There are many debates on the internet – and you can go look for them, if you like – about whether Frank Herbert did a good or bad job at approaching those issues. What I find more interesting is that he wrote something that had a lasting impact, both on what other kinds of science fiction have been written, and on what other books in the genre of political science fiction are responding to. The cultural impact is bigger than readers and writers in the genre, because Dune is one of the ones that escaped confinement and got out into the wider world.
It I read it probably far, far too young. I was maybe eleven, which is not the age I recommend reading Dune, unless you want to get a child like me – and I’m not really sure most parents want that. It’s hugely influential for me, as a writer, in terms of conceptualising complexity, and the way you can write a book about the moral injury of trying to work in geopolitics – about what kinds of psychologically horrific things can happen to a person, if they are trying to be a God Emperor, or trying to be a person with their hands on the wheel of fate. It’s very grandiose to say that, but in some ways that is what people who get into serious politics are trying to get their hands on – at least a very little wheel of fate. And Dune is not flinching about the things that happened to Paul Atreides, and the things that happened to his mother Jessica, and to Chani, and all the other people around him who are affected by the stone that he has thrown into the lake of the world.
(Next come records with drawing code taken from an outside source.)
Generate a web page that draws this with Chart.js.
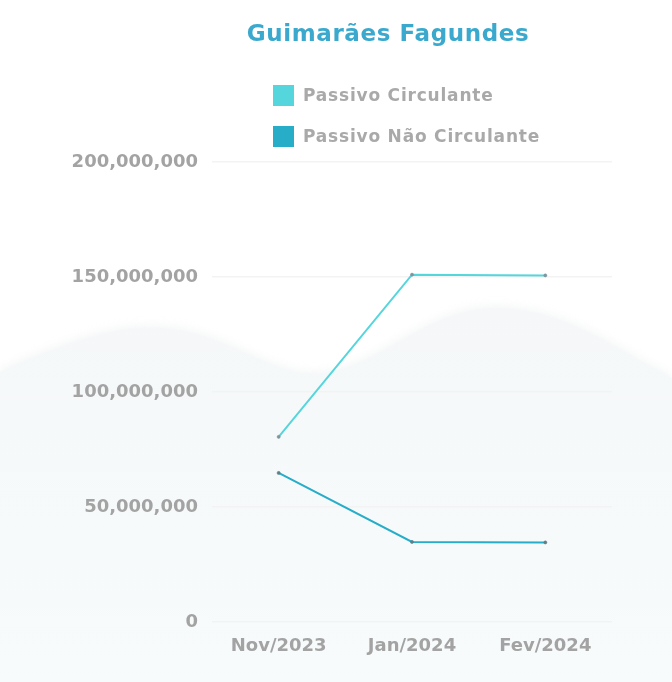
<!DOCTYPE html>
<html>
<head>
<meta charset="utf-8">
<script src="https://cdn.jsdelivr.net/npm/chart.js@4.4.1/dist/chart.umd.min.js"></script>
<style>
  html, body { margin: 0; padding: 0; background: #ffffff; }
  #wrap { position: relative; width: 672px; height: 682px; }
  canvas { position: absolute; left: 0; top: 0; }
  #title { position: absolute; left: 0; width: 776px; top: 20px; text-align: center;
    font-family: "DejaVu Sans", sans-serif; font-weight: bold; font-size: 23px; color: #3aa9cd; letter-spacing: 0.6px; }
  #legend { position: absolute; left: 273px; top: 84px; font-family: "DejaVu Sans", sans-serif;
    font-weight: bold; font-size: 17px; color: #a9a9a9; letter-spacing: 0.8px; }
  .item { display: flex; align-items: center; height: 22px; margin-bottom: 19px; }
  .box { width: 21px; height: 21px; margin-right: 9px; }
</style>
</head>
<body>
<div id="wrap">
  <canvas id="c" width="672" height="682"></canvas>
  <div id="title">Guimarães Fagundes</div>
  <div id="legend"></div>
</div>
<script>
const categories = ["Nov/2023", "Jan/2024", "Fev/2024"];
const seriesNames = ["Passivo Circulante", "Passivo Não Circulante"];
const passivoCirculante = [80500000, 151000000, 150700000];
const passivoNaoCirculante = [64800000, 34800000, 34600000];
const yTicks = [0, 50000000, 100000000, 150000000, 200000000];
const seriesColors = ["#55d6dc", "#27adc8"];

const legendEl = document.getElementById('legend');
seriesNames.forEach((n, i) => {
  const d = document.createElement('div'); d.className = 'item';
  const b = document.createElement('div'); b.className = 'box'; b.style.background = seriesColors[i];
  const t = document.createElement('span'); t.textContent = n;
  d.appendChild(b); d.appendChild(t); legendEl.appendChild(d);
});

const wavePlugin = {
  id: 'wave',
  beforeDraw(chart) {
    const ctx = chart.ctx;
    ctx.save();
    ctx.beginPath();
    ctx.moveTo(0, 372);
    ctx.bezierCurveTo(60, 345, 110, 326, 160, 328);
    ctx.bezierCurveTo(230, 332, 270, 378, 320, 374);
    ctx.bezierCurveTo(380, 368, 430, 305, 500, 308);
    ctx.bezierCurveTo(570, 311, 620, 352, 672, 378);
    ctx.lineTo(672, 682);
    ctx.lineTo(0, 682);
    ctx.closePath();
    const g = ctx.createLinearGradient(0, 300, 0, 682);
    g.addColorStop(0, '#f5f7f8');
    g.addColorStop(0.3, '#f6f9fa');
    g.addColorStop(1, '#f8fbfc');
    ctx.shadowColor = 'rgba(190,200,205,0.18)';
    ctx.shadowBlur = 10;
    ctx.shadowOffsetY = -2;
    ctx.fillStyle = g;
    ctx.fill();
    ctx.restore();
  }
};

new Chart(document.getElementById('c'), {
  type: 'line',
  data: {
    labels: categories,
    datasets: [
      { label: seriesNames[0], data: passivoCirculante, borderColor: seriesColors[0], backgroundColor: seriesColors[0],
        borderWidth: 2, pointRadius: 1.6, pointBackgroundColor: '#7f959c', pointBorderColor: '#7f959c', pointBorderWidth: 0.5, tension: 0 },
      { label: seriesNames[1], data: passivoNaoCirculante, borderColor: seriesColors[1], backgroundColor: seriesColors[1],
        borderWidth: 2, pointRadius: 1.6, pointBackgroundColor: '#5f7f88', pointBorderColor: '#5f7f88', pointBorderWidth: 0.5, tension: 0 }
    ]
  },
  options: {
    responsive: false,
    animation: false,
    layout: { padding: { top: 162, right: 60, bottom: 0, left: 0 } },
    plugins: { legend: { display: false }, title: { display: false }, tooltip: { enabled: false } },
    scales: {
      x: {
        offset: true,
        grid: { display: false, drawTicks: false },
        border: { display: false },
        ticks: { color: '#a3a3a3', padding: 14, font: { family: 'DejaVu Sans', weight: 'bold', size: 18 } },
        afterFit(s) { s.height = 60; }
      },
      y: {
        min: 0, max: 200000000,
        afterBuildTicks(s) { s.ticks = yTicks.map(v => ({ value: v })); },
        grid: { color: '#f3f3f3', drawTicks: false, lineWidth: 1.5 },
        border: { display: false },
        ticks: { color: '#a3a3a3', padding: 14,
          font: { family: 'DejaVu Sans', weight: 'bold', size: 18 },
          callback: v => v.toLocaleString('en-US') },
        afterFit(s) { s.width = 212; }
      }
    }
  },
  plugins: [wavePlugin]
});
</script>
</body>
</html>
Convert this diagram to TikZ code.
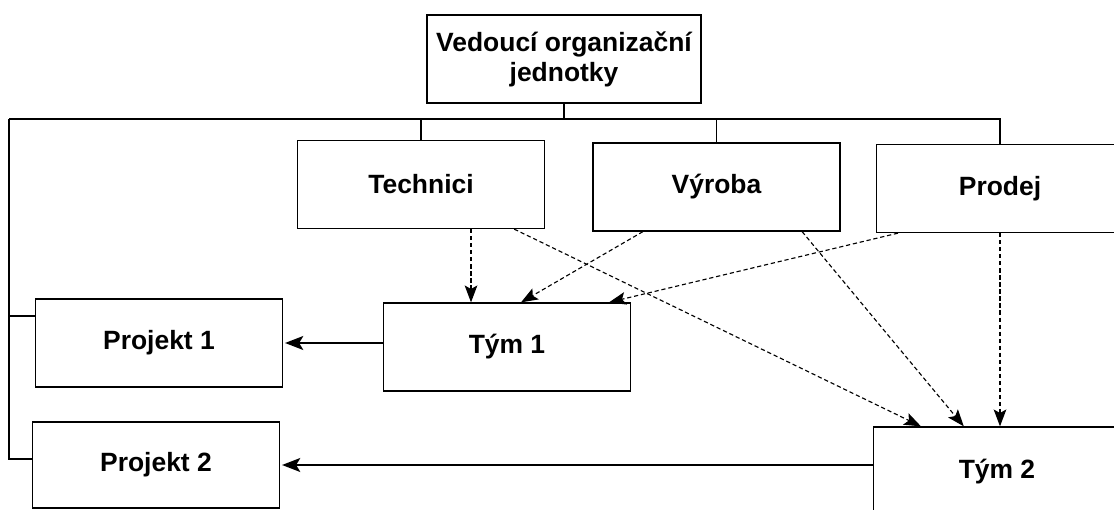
\documentclass[tikz,border=0pt]{standalone}
\usepackage{fontspec}
\setmainfont{Liberation Sans}
\usetikzlibrary{arrows.meta}

\tikzset{
  box/.style={draw, line width=0.9pt, minimum width=6.17cm, minimum height=2.2cm,
    inner sep=0pt, font=\bfseries\fontsize{18.8}{21.5}\selectfont},
  link/.style={line width=0.9pt},
  solidarrow/.style={line width=0.9pt, -{Stealth[length=13pt, width=10pt, inset=3pt]}},
  dasharrow/.style={line width=0.8pt, dash pattern=on 3pt off 2pt,
    -{Stealth[length=12pt, width=9pt, inset=2.5pt]}}
}

\begin{document}
\begin{tikzpicture}[x=0.025cm, y=-0.025cm]
        % Page frame (pixels of the reference)
        \useasboundingbox (0,0) rectangle (1114,510);
        \clip (0,0) rectangle (1114,510);

        % Boxes
        \node[box, minimum width=6.85cm, align=center] (vedouci) at (564,59) {Vedoucí organizační\\jednotky};
        \node[box] (technici) at (421,184.5) {Technici};
        \node[box] (vyroba) at (716.5,187) {Výroba};
        \node[box] (prodej) at (1000,188.5) {Prodej};
        \node[box] (projekt1) at (159,343) {Projekt 1};
        \node[box, minimum height=2.15cm] (projekt2) at (156,465) {Projekt 2};
        \node[box] (tym1) at (507,347) {Tým 1};
        \node[box, minimum height=2.25cm] (tym2) at (997,472) {Tým 2};

        % Line structure
        \coordinate (bus) at (9,119);
        \coordinate (p1in) at ([yshift=0.675cm]projekt1.west);
        \coordinate (p2in) at ([yshift=0.15cm]projekt2.west);
        \draw[link] (vedouci.south) -- (vedouci.south |- bus);
        \draw[link] (bus) -- (bus -| prodej.north) -- (prodej.north);
        \draw[link] (bus -| technici.north) -- (technici.north);
        \draw[link] (bus -| vyroba.north) -- (vyroba.north);
        \draw[link] (bus) -- (bus |- p2in) -- (p2in);
        \draw[link] (bus |- p1in) -- (p1in);

        % Teams to projects
        \draw[solidarrow] (projekt1.east -| tym1.west) -- ([xshift=0.05cm]projekt1.east);
        \draw[solidarrow] (projekt2.east -| tym2.west) -- ([xshift=0.05cm]projekt2.east);

        % Departments to teams
        \draw[dasharrow] ([xshift=1.25cm]technici.south) -- ([xshift=1.25cm]technici.south |- tym1.north);
        \draw[dasharrow] ([xshift=-1.84cm]vyroba.south) -- ([xshift=0.35cm]tym1.north);
        \draw[dasharrow] ([xshift=-2.55cm]prodej.south) -- ([xshift=2.55cm]tym1.north);
        \draw[dasharrow] ([xshift=2.33cm]technici.south) -- ([xshift=-1.9cm]tym2.north);
        \draw[dasharrow] ([xshift=2.14cm]vyroba.south) -- ([xshift=-0.83cm]tym2.north);
        \draw[dasharrow] (prodej.south) -- (prodej.south |- tym2.north);
\end{tikzpicture}
\end{document}
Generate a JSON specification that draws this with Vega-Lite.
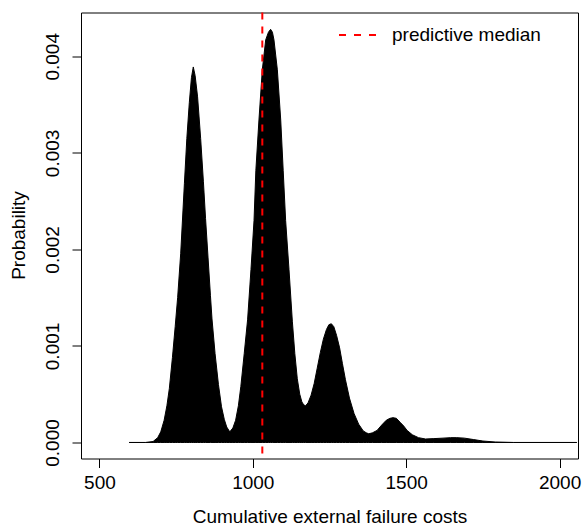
{
  "$schema": "https://vega.github.io/schema/vega-lite/v6.json",
  "width": 497,
  "height": 446,
  "autosize": {"type": "none"},
  "padding": {"left": 81, "top": 12.5, "right": 4, "bottom": 66.5},
  "background": "white",
  "config": {
    "view": {"stroke": "black", "strokeWidth": 1},
    "font": "Liberation Sans",
    "axis": {
      "domain": false,
      "grid": false,
      "tickColor": "black",
      "tickSize": 9,
      "labelFontSize": 19,
      "labelColor": "black",
      "titleFontSize": 19,
      "titleFontWeight": "normal",
      "titleColor": "black",
      "labelFlush": false,
      "labelOverlap": false
    }
  },
  "layer": [
    {
      "data": {
        "values": [
          {"cost": 597, "prob": 0},
          {"cost": 650, "prob": 0},
          {"cost": 675, "prob": 0.00001},
          {"cost": 690, "prob": 0.00005},
          {"cost": 700, "prob": 0.00011},
          {"cost": 711, "prob": 0.00023},
          {"cost": 720, "prob": 0.00038},
          {"cost": 728, "prob": 0.00056},
          {"cost": 738, "prob": 0.00088},
          {"cost": 747, "prob": 0.0012},
          {"cost": 755, "prob": 0.0015},
          {"cost": 765, "prob": 0.00196},
          {"cost": 777, "prob": 0.00268},
          {"cost": 785, "prob": 0.00315},
          {"cost": 793, "prob": 0.00352},
          {"cost": 800, "prob": 0.00378},
          {"cost": 806, "prob": 0.00389},
          {"cost": 812, "prob": 0.0038},
          {"cost": 820, "prob": 0.00358},
          {"cost": 830, "prob": 0.00315},
          {"cost": 839, "prob": 0.0027},
          {"cost": 846, "prob": 0.00232},
          {"cost": 854, "prob": 0.00192},
          {"cost": 862, "prob": 0.00152},
          {"cost": 867, "prob": 0.00128},
          {"cost": 877, "prob": 0.00092},
          {"cost": 888, "prob": 0.0006},
          {"cost": 898, "prob": 0.00037},
          {"cost": 907, "prob": 0.00024},
          {"cost": 915, "prob": 0.00016},
          {"cost": 925, "prob": 0.00011},
          {"cost": 935, "prob": 0.00015},
          {"cost": 944, "prob": 0.00023},
          {"cost": 953, "prob": 0.00038},
          {"cost": 961, "prob": 0.00058},
          {"cost": 972, "prob": 0.00092},
          {"cost": 983, "prob": 0.00127},
          {"cost": 994, "prob": 0.00179},
          {"cost": 1004, "prob": 0.0023},
          {"cost": 1010, "prob": 0.00282},
          {"cost": 1020, "prob": 0.00334},
          {"cost": 1031, "prob": 0.00386},
          {"cost": 1042, "prob": 0.00417},
          {"cost": 1051, "prob": 0.00425},
          {"cost": 1058, "prob": 0.00428},
          {"cost": 1064, "prob": 0.00425},
          {"cost": 1069, "prob": 0.00417},
          {"cost": 1080, "prob": 0.00386},
          {"cost": 1091, "prob": 0.00334},
          {"cost": 1099, "prob": 0.00282},
          {"cost": 1107, "prob": 0.0023},
          {"cost": 1118, "prob": 0.00179},
          {"cost": 1129, "prob": 0.00125},
          {"cost": 1137, "prob": 0.00092},
          {"cost": 1145, "prob": 0.00066},
          {"cost": 1153, "prob": 0.0005},
          {"cost": 1160, "prob": 0.00042},
          {"cost": 1166, "prob": 0.00039},
          {"cost": 1172, "prob": 0.00038},
          {"cost": 1180, "prob": 0.00041},
          {"cost": 1190, "prob": 0.00049},
          {"cost": 1200, "prob": 0.00061},
          {"cost": 1210, "prob": 0.00077},
          {"cost": 1220, "prob": 0.00093},
          {"cost": 1230, "prob": 0.00107},
          {"cost": 1240, "prob": 0.00117},
          {"cost": 1248, "prob": 0.00122},
          {"cost": 1256, "prob": 0.00123},
          {"cost": 1264, "prob": 0.0012},
          {"cost": 1273, "prob": 0.00111},
          {"cost": 1283, "prob": 0.00098},
          {"cost": 1292, "prob": 0.00082},
          {"cost": 1302, "prob": 0.00065},
          {"cost": 1315, "prob": 0.00046},
          {"cost": 1330, "prob": 0.0003},
          {"cost": 1345, "prob": 0.00019},
          {"cost": 1360, "prob": 0.00012},
          {"cost": 1370, "prob": 0.0001},
          {"cost": 1378, "prob": 0.00009},
          {"cost": 1390, "prob": 0.0001},
          {"cost": 1405, "prob": 0.000125},
          {"cost": 1420, "prob": 0.00018},
          {"cost": 1435, "prob": 0.00023},
          {"cost": 1447, "prob": 0.00025},
          {"cost": 1457, "prob": 0.000257},
          {"cost": 1468, "prob": 0.00025},
          {"cost": 1480, "prob": 0.00021},
          {"cost": 1492, "prob": 0.00017},
          {"cost": 1503, "prob": 0.000125},
          {"cost": 1520, "prob": 0.00008},
          {"cost": 1540, "prob": 0.00005},
          {"cost": 1563, "prob": 0.000036},
          {"cost": 1590, "prob": 0.00004},
          {"cost": 1620, "prob": 0.000045},
          {"cost": 1645, "prob": 0.00005},
          {"cost": 1665, "prob": 0.00005},
          {"cost": 1690, "prob": 0.000045},
          {"cost": 1720, "prob": 0.00003},
          {"cost": 1750, "prob": 0.000015},
          {"cost": 1790, "prob": 0.000005},
          {"cost": 1850, "prob": 0},
          {"cost": 2056, "prob": 0}
        ]
      },
      "mark": {"type": "area", "color": "black", "stroke": "black", "strokeWidth": 1, "clip": true},
      "encoding": {
        "x": {
          "field": "cost",
          "type": "quantitative",
          "scale": {"domain": [440, 2060], "nice": false, "zero": false},
          "axis": {
            "values": [500, 1000, 1500, 2000],
            "format": "d",
            "labelPadding": 6,
            "title": "Cumulative external failure costs",
            "titleBaseline": "alphabetic",
            "titleY": 64
          }
        },
        "y": {
          "field": "prob",
          "type": "quantitative",
          "scale": {"domain": [-0.000166, 0.004454], "nice": false, "zero": false},
          "axis": {
            "values": [0, 0.001, 0.002, 0.003, 0.004],
            "format": ".3f",
            "labelAngle": -90,
            "labelAlign": "center",
            "labelBaseline": "alphabetic",
            "labelPadding": 14,
            "title": "Probability",
            "titleAngle": -90,
            "titleBaseline": "alphabetic",
            "titleAlign": "center",
            "titleX": -56.5,
            "titleY": 222.5
          }
        },
        "y2": {"datum": 0}
      }
    },
    {
      "data": {"values": [{"median": 1031, "label": "predictive median"}]},
      "mark": {"type": "rule", "strokeDash": [7, 7], "strokeWidth": 2},
      "encoding": {
        "x": {"field": "median", "type": "quantitative"},
        "color": {
          "field": "label",
          "type": "nominal",
          "scale": {"range": ["#FF0000"]},
          "legend": {
            "title": null,
            "orient": "none",
            "legendX": 257,
            "legendY": 3,
            "padding": 0,
            "symbolType": "stroke",
            "symbolSize": 1369,
            "symbolStrokeWidth": 2,
            "symbolDash": [7, 8],
            "labelFontSize": 19,
            "labelColor": "black",
            "labelOffset": 15
          }
        }
      }
    }
  ]
}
It’s also a book that is unafraid of doing a huge amount of scale. I think that’s something that shows up a lot in the genre, in responses to Dune that have integrated it or thought about it or just said, “I want to write Dune again because it was cool, and I want to do that!” – the sense that you don’t have to focus down really tight, you can get intergalactic in scope. And you can do it while having character and character interaction remain very central to the plot development of the book.
My favourite character in Dune is actually none of the people I’ve mentioned, it is the planetologist Liet Kynes. He’s very important, and mostly a horrific cautionary tale about doing environmentalist work for an oppressor. But I love him, and someday I will figure out how to write the book that’s about him, which I never have!
Related book recommendations: Books Like Dune
I love your description of the political events inherently having personal psychological stakes. So often in weaker stories, there’s the big-stakes plot and then a personal subplot that just feels dwarfed by the larger stakes.
All of that big plot, the enormous-development-of-the-fate-of-the-world plot: none of that would be occurring if there weren’t people making decisions. When you get deep into it, it turns out that the people making the decisions, and the people who are noticing the decisions being made, have emotional reactions – which then drive actions in the world, which influence that giant plot. So to me, if you’re doing it right, they shouldn’t be separate at all.
You can do the very real situation of: ‘Oh God, the sweep of history has come for me at last’. That does happen to people, because there’s forces that are not localised in a single person or single event, but are macroeconomic or even made of physics like climate change. But even the responses to those big forces are rooted in the ways that humans react to one another, and their deep emotional responses to events. I think all of the books that I’ve listed are the kind of science fiction that I like to read because they are character-driven books, not concept or scale driven books.